▶ **Exercise task**
Drop every picture. Then return, exactly, the lines from the beginning of the listing below through the one containing "const b_exp = 14.9;".

▶ **Data section**
■ ■ ■ ■

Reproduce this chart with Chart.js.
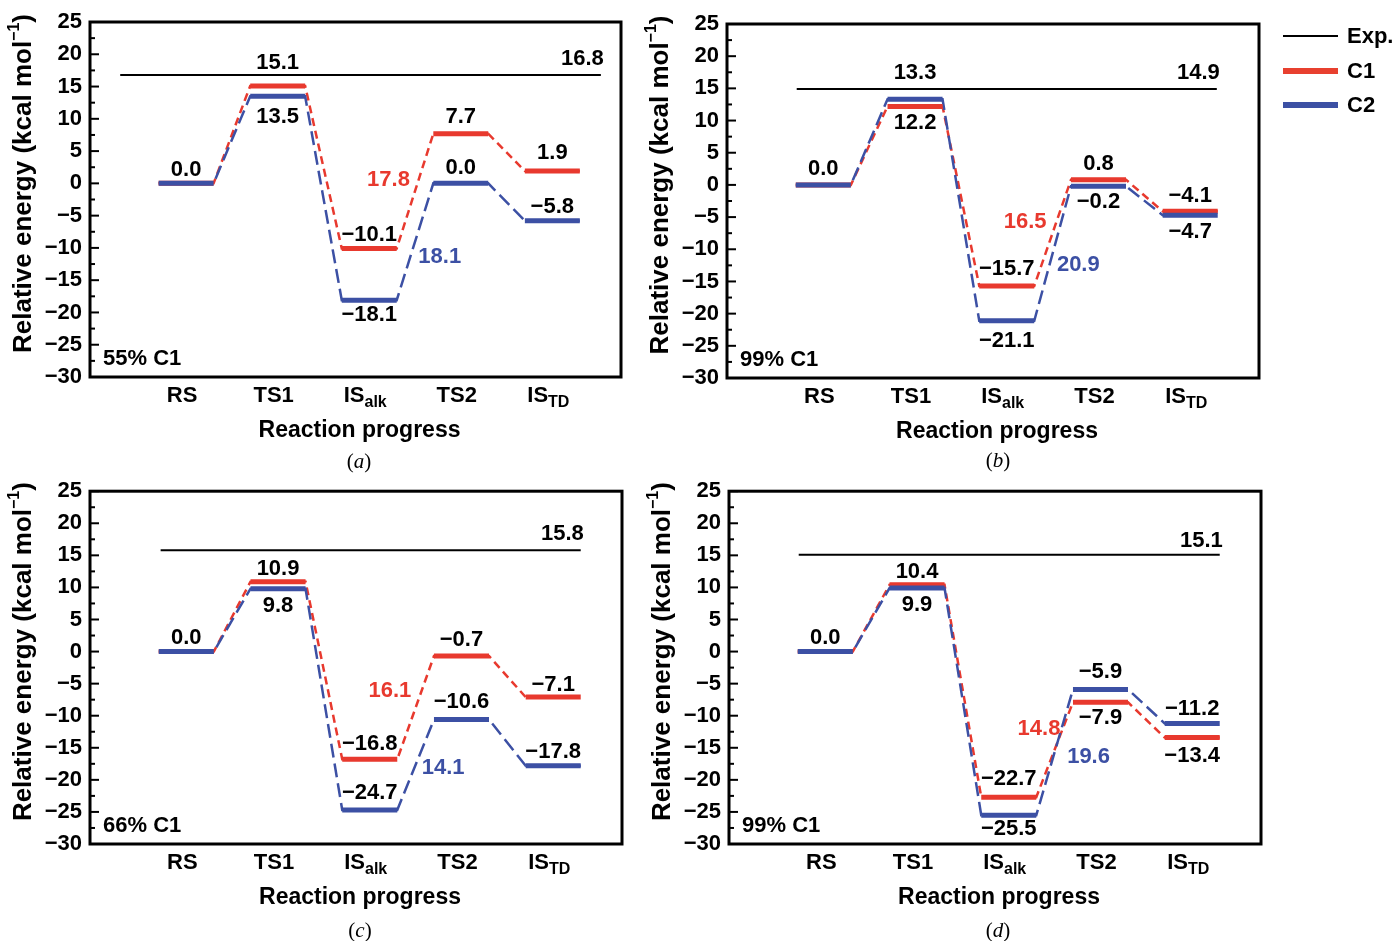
<!DOCTYPE html>
<html>
<head>
<meta charset="utf-8">
<script src="https://cdn.jsdelivr.net/npm/chart.js@4.4.1/dist/chart.umd.min.js"></script>
<style>
  body { margin: 0; background: #fff; width: 1395px; height: 941px; position: relative; overflow: hidden; font-family: "Liberation Sans", Arial, sans-serif; }
  .panel { position: absolute; }
  .cap { position: absolute; font: 21px "Liberation Serif", "Times New Roman", serif; transform: translate(-50%, -50%); }
  .leg { position: absolute; left: 1283px; height: 30px; display: flex; align-items: center; font: bold 22px "Liberation Sans", Arial, sans-serif; transform: translateY(-50%); white-space: nowrap; }
  .leg i { display: inline-block; width: 55px; margin-right: 9px; }
</style>
</head>
<body>
<div class="panel" style="left:0;top:0"><canvas id="chartA" width="640" height="470"></canvas></div>
<div class="panel" style="left:640px;top:0"><canvas id="chartB" width="755" height="470"></canvas></div>
<div class="panel" style="left:0;top:470px"><canvas id="chartC" width="640" height="471"></canvas></div>
<div class="panel" style="left:640px;top:470px"><canvas id="chartD" width="755" height="471"></canvas></div>

<div class="leg" style="top:36px"><i style="height:2px;background:#000"></i>Exp.</div>
<div class="leg" style="top:71px"><i style="height:6px;background:#e8402f"></i>C1</div>
<div class="leg" style="top:105px"><i style="height:6px;background:#3c50a4"></i>C2</div>

<div class="cap" style="left:359px;top:461px">(<i>a</i>)</div>
<div class="cap" style="left:998px;top:460px">(<i>b</i>)</div>
<div class="cap" style="left:360px;top:930px">(<i>c</i>)</div>
<div class="cap" style="left:998px;top:930px">(<i>d</i>)</div>

<script>
const STATES = ['RS', 'TS1', 'IS', 'TS2', 'IS'];
const STATE_SUBS = ['', '', 'alk', '', 'TD'];

// energies (kcal/mol), C1 / C2 per state, plus experimental barrier
const a_c1 = [0.0, 15.1, -10.1, 7.7, 1.9];
const a_c2 = [0.0, 13.5, -18.1, 0.0, -5.8];
const a_exp = 16.8;

const b_c1 = [0.0, 12.2, -15.7, 0.8, -4.1];
const b_c2 = [0.0, 13.3, -21.1, -0.2, -4.7];
const b_exp = 14.9;

const c_c1 = [0.0, 10.9, -16.8, -0.7, -7.1];
const c_c2 = [0.0, 9.8, -24.7, -10.6, -17.8];
const c_exp = 15.8;

const d_c1 = [0.0, 10.4, -22.7, -7.9, -13.4];
const d_c2 = [0.0, 9.9, -25.5, -5.9, -11.2];
const d_exp = 15.1;

const Y_MIN = -30, Y_MAX = 25, Y_STEP = 5;
const X_MIN = -1.05, X_MAX = 4.75;
const HALF = 0.3;
const RED = '#e8392e', BLUE = '#3c50a4';
const FONT = '"Liberation Sans", Arial, sans-serif';

const fmt = v => (Math.round(v * 10) / 10).toFixed(1).replace('-', '\u2212');

const PANELS = [
  { id: 'chartA', c1: a_c1, c2: a_c2, exp: a_exp, expSpan: [-0.72, 4.53], tag: '55% C1',
    axisW: 90, pad: { left: 0, top: 22, right: 19, bottom: 93 },
    dy1: [-13, -23, -13.5, -16.5, -18], dy2: [-13, 21, 15, -15, -14], expDy: -16,
    bar1: [2.21, 0.5], bar2: [2.77, -11.4] },
  { id: 'chartB', c1: b_c1, c2: b_c2, exp: b_exp, expSpan: [-0.29, 4.29], tag: '99% C1',
    axisW: 87, pad: { left: 0, top: 24, right: 136, bottom: 92 },
    dy1: [-16, 17, -17, -16, -15], dy2: [-16, -26, 20, 16, 16.5], expDy: -16,
    bar1: [2.2, -5.8], bar2: [2.78, -12.4] },
  { id: 'chartC', c1: c_c1, c2: c_c2, exp: c_exp, expSpan: [-0.28, 4.3], tag: '66% C1',
    axisW: 90, pad: { left: 0, top: 18, right: 18, bottom: 97 },
    dy1: [-14, -13, -15, -16, -12.5], dy2: [-14, 17, -17, -18, -13.5], expDy: -16,
    bar1: [2.22, -6.1], bar2: [2.8, -18.1] },
  { id: 'chartD', c1: d_c1, c2: d_c2, exp: d_exp, expSpan: [-0.29, 4.3], tag: '99% C1',
    axisW: 89, pad: { left: 0, top: 18, right: 134, bottom: 97 },
    dy1: [-14, -13, -18, 16, 18.5], dy2: [-14, 17, 13.5, -17, -14], expDy: -14,
    bar1: [2.33, -12.1], bar2: [2.87, -16.4] },
];

function levelPoints(vals) {
  const pts = [];
  vals.forEach((v, i) => { pts.push({ x: i - HALF, y: v }, { x: i + HALF, y: v }, { x: i + 0.5, y: null }); });
  return pts;
}
function pathPoints(vals) {
  return vals.flatMap((v, i) => [{ x: i - HALF, y: v }, { x: i + HALF, y: v }]);
}

function energyPlugin(p) {
  return {
    id: 'energy',
    afterDraw(chart) {
      const { ctx, chartArea: ca, scales: { x, y } } = chart;
      ctx.save();
      ctx.fillStyle = '#000';
      ctx.strokeStyle = '#000';

      // frame + inward ticks
      ctx.lineWidth = 3;
      ctx.strokeRect(ca.left, ca.top, ca.right - ca.left, ca.bottom - ca.top);
      ctx.lineWidth = 2;
      for (let v = Y_MIN; v <= Y_MAX; v += Y_STEP / 2) {
        const py = y.getPixelForValue(v);
        const len = v % Y_STEP === 0 ? 9 : 5;
        ctx.beginPath(); ctx.moveTo(ca.left, py); ctx.lineTo(ca.left + len, py); ctx.stroke();
      }

      // category labels with subscripts
      ctx.textBaseline = 'middle';
      ctx.textAlign = 'left';
      STATES.forEach((s, i) => {
        const px = x.getPixelForValue(i) - 4, py = ca.bottom + 19;
        ctx.font = 'bold 22px ' + FONT;
        const w1 = ctx.measureText(s).width;
        ctx.font = 'bold 16px ' + FONT;
        const w2 = STATE_SUBS[i] ? ctx.measureText(STATE_SUBS[i]).width : 0;
        const x0 = px - (w1 + w2) / 2;
        ctx.font = 'bold 22px ' + FONT;
        ctx.fillText(s, x0, py);
        if (w2) { ctx.font = 'bold 16px ' + FONT; ctx.fillText(STATE_SUBS[i], x0 + w1, py + 7); }
      });

      // axis titles
      ctx.textAlign = 'center';
      ctx.font = 'bold 23px ' + FONT;
      ctx.fillText('Reaction progress', (ca.left + ca.right) / 2 + 4, ca.bottom + 54);

      ctx.save();
      ctx.translate(ca.left - 66, (ca.top + ca.bottom) / 2 - 16);
      ctx.rotate(-Math.PI / 2);
      const main = 'Relative energy (kcal mol', sup = '\u22121', tail = ')';
      ctx.font = 'bold 26px ' + FONT;
      const wm = ctx.measureText(main).width, wt = ctx.measureText(tail).width;
      ctx.font = 'bold 16px ' + FONT;
      const ws = ctx.measureText(sup).width;
      let tx = -(wm + ws + wt) / 2;
      ctx.textAlign = 'left';
      ctx.font = 'bold 26px ' + FONT;
      ctx.fillText(main, tx, 0); tx += wm;
      ctx.font = 'bold 16px ' + FONT;
      ctx.fillText(sup, tx, -9); tx += ws;
      ctx.font = 'bold 26px ' + FONT;
      ctx.fillText(tail, tx, 0);
      ctx.restore();

      // value labels
      ctx.font = 'bold 22px ' + FONT;
      ctx.textAlign = 'center';
      const put = (txt, xv, yv, dy, col) => {
        ctx.fillStyle = col;
        ctx.fillText(txt, x.getPixelForValue(xv), y.getPixelForValue(yv) + dy);
      };
      p.c1.forEach((v, i) => {
        if (v !== p.c2[i]) put(fmt(v), i, v, p.dy1[i], '#000');
        put(fmt(p.c2[i]), i, p.c2[i], p.dy2[i], '#000');
      });

      // barriers IS_alk -> TS2
      put(fmt(p.c1[3] - p.c1[2]), p.bar1[0], p.bar1[1], 0, RED);
      put(fmt(p.c2[3] - p.c2[2]), p.bar2[0], p.bar2[1], 0, BLUE);

      // experimental value
      ctx.fillStyle = '#000';
      ctx.textAlign = 'right';
      ctx.fillText(fmt(p.exp), x.getPixelForValue(p.expSpan[1]) + 3, y.getPixelForValue(p.exp) + p.expDy);

      // composition tag
      ctx.textAlign = 'left';
      ctx.fillText(p.tag, ca.left + 13, ca.bottom - 18);
      ctx.restore();
    }
  };
}

for (const p of PANELS) {
  new Chart(document.getElementById(p.id), {
    type: 'line',
    data: {
      datasets: [
        { label: 'C2', data: levelPoints(p.c2), borderColor: BLUE, borderWidth: 5, borderCapStyle: 'butt', spanGaps: false },
        { label: 'C1', data: levelPoints(p.c1), borderColor: RED, borderWidth: 5, borderCapStyle: 'butt', spanGaps: false },
        { label: 'C2 path', data: pathPoints(p.c2), borderColor: BLUE, borderWidth: 2.5, borderDash: [14, 6] },
        { label: 'C1 path', data: pathPoints(p.c1), borderColor: RED, borderWidth: 2.5, borderDash: [8, 5] },
        { label: 'Exp.', data: [{ x: p.expSpan[0], y: p.exp }, { x: p.expSpan[1], y: p.exp }], borderColor: '#000', borderWidth: 2 },
      ],
    },
    options: {
      responsive: false, animation: false,
      elements: { point: { radius: 0 }, line: { tension: 0 } },
      layout: { padding: p.pad, autoPadding: false },
      plugins: { legend: { display: false }, tooltip: { enabled: false } },
      scales: {
        x: { type: 'linear', min: X_MIN, max: X_MAX, display: false },
        y: {
          min: Y_MIN, max: Y_MAX,
          grid: { display: false, drawTicks: false }, border: { display: false },
          ticks: { stepSize: Y_STEP, padding: 8, color: '#000', font: { family: FONT, size: 22, weight: 'bold' },
                   callback: v => String(v).replace('-', '\u2212') },
          afterFit: s => { s.width = p.axisW; },
        },
      },
    },
    plugins: [energyPlugin(p)],
  });
}
</script>
</body>
</html>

■ ■ ■ ■

▶ **Reply**
Reproduce this chart with Chart.js.
<!DOCTYPE html>
<html>
<head>
<meta charset="utf-8">
<script src="https://cdn.jsdelivr.net/npm/chart.js@4.4.1/dist/chart.umd.min.js"></script>
<style>
  body { margin: 0; background: #fff; width: 1395px; height: 941px; position: relative; overflow: hidden; font-family: "Liberation Sans", Arial, sans-serif; }
  .panel { position: absolute; }
  .cap { position: absolute; font: 21px "Liberation Serif", "Times New Roman", serif; transform: translate(-50%, -50%); }
  .leg { position: absolute; left: 1283px; height: 30px; display: flex; align-items: center; font: bold 22px "Liberation Sans", Arial, sans-serif; transform: translateY(-50%); white-space: nowrap; }
  .leg i { display: inline-block; width: 55px; margin-right: 9px; }
</style>
</head>
<body>
<div class="panel" style="left:0;top:0"><canvas id="chartA" width="640" height="470"></canvas></div>
<div class="panel" style="left:640px;top:0"><canvas id="chartB" width="755" height="470"></canvas></div>
<div class="panel" style="left:0;top:470px"><canvas id="chartC" width="640" height="471"></canvas></div>
<div class="panel" style="left:640px;top:470px"><canvas id="chartD" width="755" height="471"></canvas></div>

<div class="leg" style="top:36px"><i style="height:2px;background:#000"></i>Exp.</div>
<div class="leg" style="top:71px"><i style="height:6px;background:#e8402f"></i>C1</div>
<div class="leg" style="top:105px"><i style="height:6px;background:#3c50a4"></i>C2</div>

<div class="cap" style="left:359px;top:461px">(<i>a</i>)</div>
<div class="cap" style="left:998px;top:460px">(<i>b</i>)</div>
<div class="cap" style="left:360px;top:930px">(<i>c</i>)</div>
<div class="cap" style="left:998px;top:930px">(<i>d</i>)</div>

<script>
const STATES = ['RS', 'TS1', 'IS', 'TS2', 'IS'];
const STATE_SUBS = ['', '', 'alk', '', 'TD'];

// energies (kcal/mol), C1 / C2 per state, plus experimental barrier
const a_c1 = [0.0, 15.1, -10.1, 7.7, 1.9];
const a_c2 = [0.0, 13.5, -18.1, 0.0, -5.8];
const a_exp = 16.8;

const b_c1 = [0.0, 12.2, -15.7, 0.8, -4.1];
const b_c2 = [0.0, 13.3, -21.1, -0.2, -4.7];
const b_exp = 14.9;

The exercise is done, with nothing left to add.